* [Objective] Extract the full listing verbatim and drop any pictures from your copy.

* [Information supplied]
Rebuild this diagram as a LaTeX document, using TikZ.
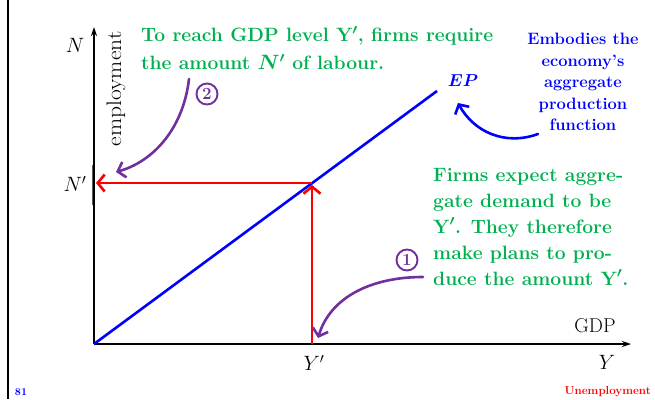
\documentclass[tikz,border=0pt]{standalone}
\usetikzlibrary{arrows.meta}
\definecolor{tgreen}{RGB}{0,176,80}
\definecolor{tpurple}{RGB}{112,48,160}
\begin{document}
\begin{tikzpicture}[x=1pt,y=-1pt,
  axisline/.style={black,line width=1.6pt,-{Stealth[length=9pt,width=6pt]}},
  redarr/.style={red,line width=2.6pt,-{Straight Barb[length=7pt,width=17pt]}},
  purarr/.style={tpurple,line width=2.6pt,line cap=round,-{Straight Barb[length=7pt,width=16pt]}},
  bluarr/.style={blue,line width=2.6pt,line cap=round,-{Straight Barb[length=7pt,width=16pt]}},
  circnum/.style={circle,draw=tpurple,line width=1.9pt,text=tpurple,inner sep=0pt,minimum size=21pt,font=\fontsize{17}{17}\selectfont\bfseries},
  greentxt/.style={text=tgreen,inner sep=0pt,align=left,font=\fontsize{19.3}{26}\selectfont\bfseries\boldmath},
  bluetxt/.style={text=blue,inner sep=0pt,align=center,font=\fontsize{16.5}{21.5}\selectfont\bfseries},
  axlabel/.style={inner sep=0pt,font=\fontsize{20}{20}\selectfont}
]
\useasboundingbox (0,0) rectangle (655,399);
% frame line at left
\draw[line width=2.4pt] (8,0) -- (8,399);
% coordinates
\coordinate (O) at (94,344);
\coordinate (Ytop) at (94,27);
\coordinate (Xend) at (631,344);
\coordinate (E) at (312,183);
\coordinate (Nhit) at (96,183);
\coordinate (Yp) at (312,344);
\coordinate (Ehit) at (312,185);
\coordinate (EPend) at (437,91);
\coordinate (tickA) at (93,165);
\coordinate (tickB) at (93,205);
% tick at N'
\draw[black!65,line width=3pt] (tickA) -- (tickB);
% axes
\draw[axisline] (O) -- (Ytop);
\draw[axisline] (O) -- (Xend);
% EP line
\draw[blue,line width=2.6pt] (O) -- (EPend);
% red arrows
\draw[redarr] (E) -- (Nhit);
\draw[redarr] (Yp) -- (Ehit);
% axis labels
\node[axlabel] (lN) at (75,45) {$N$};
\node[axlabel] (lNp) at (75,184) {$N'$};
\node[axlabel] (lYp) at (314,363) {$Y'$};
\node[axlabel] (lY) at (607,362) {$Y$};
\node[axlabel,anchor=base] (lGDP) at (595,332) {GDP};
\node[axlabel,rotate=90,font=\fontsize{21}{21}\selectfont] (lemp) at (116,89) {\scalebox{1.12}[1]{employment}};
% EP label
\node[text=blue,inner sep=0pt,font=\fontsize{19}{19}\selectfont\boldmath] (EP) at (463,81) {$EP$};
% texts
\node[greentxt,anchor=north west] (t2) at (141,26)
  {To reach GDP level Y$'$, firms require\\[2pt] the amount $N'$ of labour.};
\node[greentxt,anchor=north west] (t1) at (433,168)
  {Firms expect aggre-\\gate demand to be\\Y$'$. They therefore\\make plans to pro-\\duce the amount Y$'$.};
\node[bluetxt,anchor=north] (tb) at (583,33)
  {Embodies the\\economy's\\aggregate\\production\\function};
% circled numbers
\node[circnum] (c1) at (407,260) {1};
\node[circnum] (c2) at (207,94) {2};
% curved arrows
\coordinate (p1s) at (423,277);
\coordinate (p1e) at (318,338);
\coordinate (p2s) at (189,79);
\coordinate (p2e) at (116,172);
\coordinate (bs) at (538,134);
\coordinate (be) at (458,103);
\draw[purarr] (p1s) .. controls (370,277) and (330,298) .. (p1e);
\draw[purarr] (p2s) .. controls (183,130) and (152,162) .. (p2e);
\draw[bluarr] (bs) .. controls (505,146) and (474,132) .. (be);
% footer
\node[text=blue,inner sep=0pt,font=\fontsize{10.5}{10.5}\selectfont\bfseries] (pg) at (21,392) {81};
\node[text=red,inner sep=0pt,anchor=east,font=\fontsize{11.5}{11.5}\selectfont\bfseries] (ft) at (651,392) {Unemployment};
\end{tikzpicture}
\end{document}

* [Output below]
Rebuild this diagram as a LaTeX document, using TikZ.
\documentclass[tikz,border=0pt]{standalone}
\usetikzlibrary{arrows.meta}
\definecolor{tgreen}{RGB}{0,176,80}
\definecolor{tpurple}{RGB}{112,48,160}
\begin{document}
\begin{tikzpicture}[x=1pt,y=-1pt,
  axisline/.style={black,line width=1.6pt,-{Stealth[length=9pt,width=6pt]}},
  redarr/.style={red,line width=2.6pt,-{Straight Barb[length=7pt,width=17pt]}},
  purarr/.style={tpurple,line width=2.6pt,line cap=round,-{Straight Barb[length=7pt,width=16pt]}},
  bluarr/.style={blue,line width=2.6pt,line cap=round,-{Straight Barb[length=7pt,width=16pt]}},
  circnum/.style={circle,draw=tpurple,line width=1.9pt,text=tpurple,inner sep=0pt,minimum size=21pt,font=\fontsize{17}{17}\selectfont\bfseries},
  greentxt/.style={text=tgreen,inner sep=0pt,align=left,font=\fontsize{19.3}{26}\selectfont\bfseries\boldmath},
  bluetxt/.style={text=blue,inner sep=0pt,align=center,font=\fontsize{16.5}{21.5}\selectfont\bfseries},
  axlabel/.style={inner sep=0pt,font=\fontsize{20}{20}\selectfont}
]
\useasboundingbox (0,0) rectangle (655,399);
% frame line at left
\draw[line width=2.4pt] (8,0) -- (8,399);
% coordinates
\coordinate (O) at (94,344);
\coordinate (Ytop) at (94,27);
\coordinate (Xend) at (631,344);
\coordinate (E) at (312,183);
\coordinate (Nhit) at (96,183);
\coordinate (Yp) at (312,344);
\coordinate (Ehit) at (312,185);
\coordinate (EPend) at (437,91);
\coordinate (tickA) at (93,165);
\coordinate (tickB) at (93,205);
% tick at N'
\draw[black!65,line width=3pt] (tickA) -- (tickB);
% axes
\draw[axisline] (O) -- (Ytop);
\draw[axisline] (O) -- (Xend);
% EP line
\draw[blue,line width=2.6pt] (O) -- (EPend);
% red arrows
\draw[redarr] (E) -- (Nhit);
\draw[redarr] (Yp) -- (Ehit);
% axis labels
\node[axlabel] (lN) at (75,45) {$N$};
\node[axlabel] (lNp) at (75,184) {$N'$};
\node[axlabel] (lYp) at (314,363) {$Y'$};
\node[axlabel] (lY) at (607,362) {$Y$};
\node[axlabel,anchor=base] (lGDP) at (595,332) {GDP};
\node[axlabel,rotate=90,font=\fontsize{21}{21}\selectfont] (lemp) at (116,89) {\scalebox{1.12}[1]{employment}};
% EP label
\node[text=blue,inner sep=0pt,font=\fontsize{19}{19}\selectfont\boldmath] (EP) at (463,81) {$EP$};
% texts
\node[greentxt,anchor=north west] (t2) at (141,26)
  {To reach GDP level Y$'$, firms require\\[2pt] the amount $N'$ of labour.};
\node[greentxt,anchor=north west] (t1) at (433,168)
  {Firms expect aggre-\\gate demand to be\\Y$'$. They therefore\\make plans to pro-\\duce the amount Y$'$.};
\node[bluetxt,anchor=north] (tb) at (583,33)
  {Embodies the\\economy's\\aggregate\\production\\function};
% circled numbers
\node[circnum] (c1) at (407,260) {1};
\node[circnum] (c2) at (207,94) {2};
% curved arrows
\coordinate (p1s) at (423,277);
\coordinate (p1e) at (318,338);
\coordinate (p2s) at (189,79);
\coordinate (p2e) at (116,172);
\coordinate (bs) at (538,134);
\coordinate (be) at (458,103);
\draw[purarr] (p1s) .. controls (370,277) and (330,298) .. (p1e);
\draw[purarr] (p2s) .. controls (183,130) and (152,162) .. (p2e);
\draw[bluarr] (bs) .. controls (505,146) and (474,132) .. (be);
% footer
\node[text=blue,inner sep=0pt,font=\fontsize{10.5}{10.5}\selectfont\bfseries] (pg) at (21,392) {81};
\node[text=red,inner sep=0pt,anchor=east,font=\fontsize{11.5}{11.5}\selectfont\bfseries] (ft) at (651,392) {Unemployment};
\end{tikzpicture}
\end{document}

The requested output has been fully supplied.